# EXERCISE REQUIREMENTS
Set down the data below from its first line to the line holding "x1 = x0 + W / PX_PER_UNIT", inclusive; omit all pictures.

# DATA SHOWN
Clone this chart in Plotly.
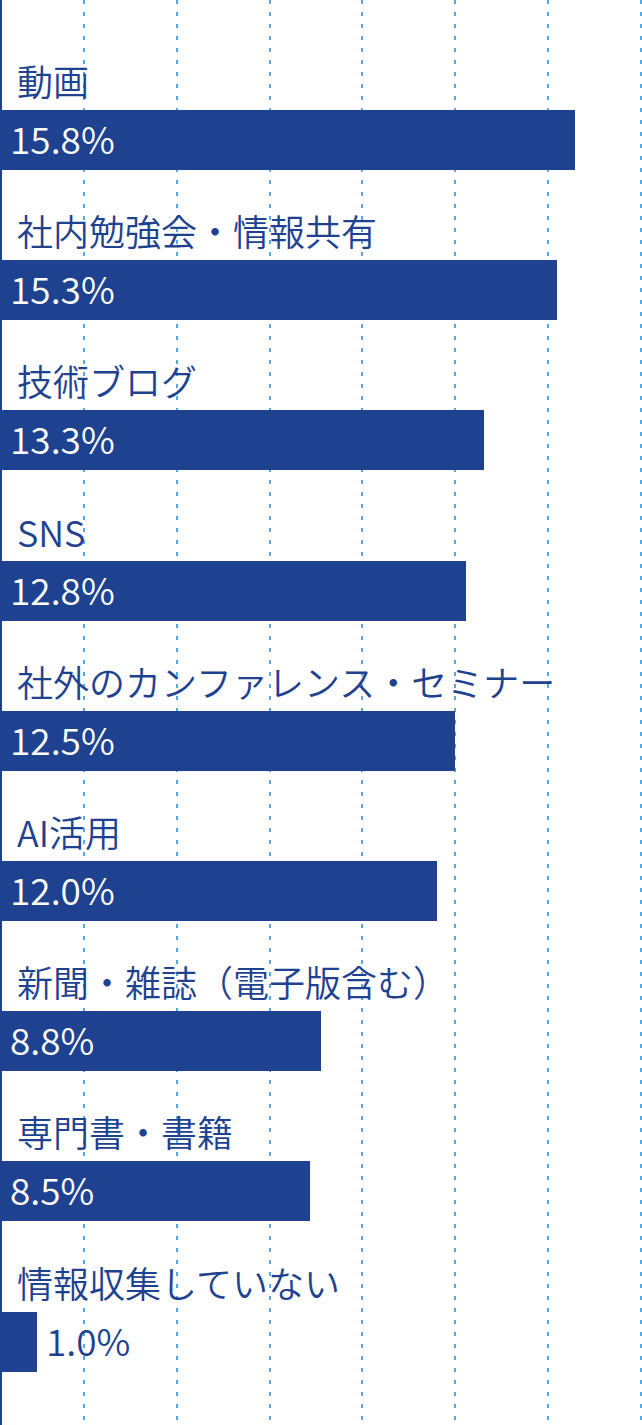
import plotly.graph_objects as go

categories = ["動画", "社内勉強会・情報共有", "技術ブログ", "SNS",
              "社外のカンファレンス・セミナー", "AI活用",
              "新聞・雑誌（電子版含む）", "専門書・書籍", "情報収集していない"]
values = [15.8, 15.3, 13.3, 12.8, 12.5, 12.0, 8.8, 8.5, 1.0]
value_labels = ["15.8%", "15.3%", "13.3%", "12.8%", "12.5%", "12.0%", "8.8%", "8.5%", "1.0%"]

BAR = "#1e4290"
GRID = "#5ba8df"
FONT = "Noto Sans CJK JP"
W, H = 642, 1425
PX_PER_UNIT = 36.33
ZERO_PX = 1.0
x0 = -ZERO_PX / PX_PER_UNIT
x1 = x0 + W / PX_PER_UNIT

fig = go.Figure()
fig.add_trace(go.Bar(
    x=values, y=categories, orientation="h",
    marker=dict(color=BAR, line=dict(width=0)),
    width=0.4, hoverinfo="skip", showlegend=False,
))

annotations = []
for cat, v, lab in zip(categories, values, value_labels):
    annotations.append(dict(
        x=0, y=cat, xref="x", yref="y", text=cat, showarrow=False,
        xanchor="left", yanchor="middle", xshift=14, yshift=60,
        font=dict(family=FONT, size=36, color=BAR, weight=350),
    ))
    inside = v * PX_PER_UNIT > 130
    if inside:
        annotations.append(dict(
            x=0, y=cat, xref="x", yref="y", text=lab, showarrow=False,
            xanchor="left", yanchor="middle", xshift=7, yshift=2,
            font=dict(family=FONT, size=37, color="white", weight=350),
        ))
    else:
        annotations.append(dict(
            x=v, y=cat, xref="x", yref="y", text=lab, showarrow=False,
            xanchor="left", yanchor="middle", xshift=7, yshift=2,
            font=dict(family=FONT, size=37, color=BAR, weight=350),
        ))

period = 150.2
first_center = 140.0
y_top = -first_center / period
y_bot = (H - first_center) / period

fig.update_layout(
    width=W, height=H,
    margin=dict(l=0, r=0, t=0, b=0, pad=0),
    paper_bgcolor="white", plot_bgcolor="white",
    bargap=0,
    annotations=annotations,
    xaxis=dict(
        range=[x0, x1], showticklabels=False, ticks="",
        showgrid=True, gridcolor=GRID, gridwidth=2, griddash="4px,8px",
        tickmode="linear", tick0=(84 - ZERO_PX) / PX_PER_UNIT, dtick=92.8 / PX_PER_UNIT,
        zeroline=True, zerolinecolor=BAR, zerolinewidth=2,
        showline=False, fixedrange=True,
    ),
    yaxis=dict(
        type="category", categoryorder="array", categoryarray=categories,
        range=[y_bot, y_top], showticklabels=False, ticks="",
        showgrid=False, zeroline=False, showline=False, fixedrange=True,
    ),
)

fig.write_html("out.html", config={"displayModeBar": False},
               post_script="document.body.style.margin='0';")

# RESULT
Clone this chart in Plotly.
import plotly.graph_objects as go

categories = ["動画", "社内勉強会・情報共有", "技術ブログ", "SNS",
              "社外のカンファレンス・セミナー", "AI活用",
              "新聞・雑誌（電子版含む）", "専門書・書籍", "情報収集していない"]
values = [15.8, 15.3, 13.3, 12.8, 12.5, 12.0, 8.8, 8.5, 1.0]
value_labels = ["15.8%", "15.3%", "13.3%", "12.8%", "12.5%", "12.0%", "8.8%", "8.5%", "1.0%"]

BAR = "#1e4290"
GRID = "#5ba8df"
FONT = "Noto Sans CJK JP"
W, H = 642, 1425
PX_PER_UNIT = 36.33
ZERO_PX = 1.0
x0 = -ZERO_PX / PX_PER_UNIT
x1 = x0 + W / PX_PER_UNIT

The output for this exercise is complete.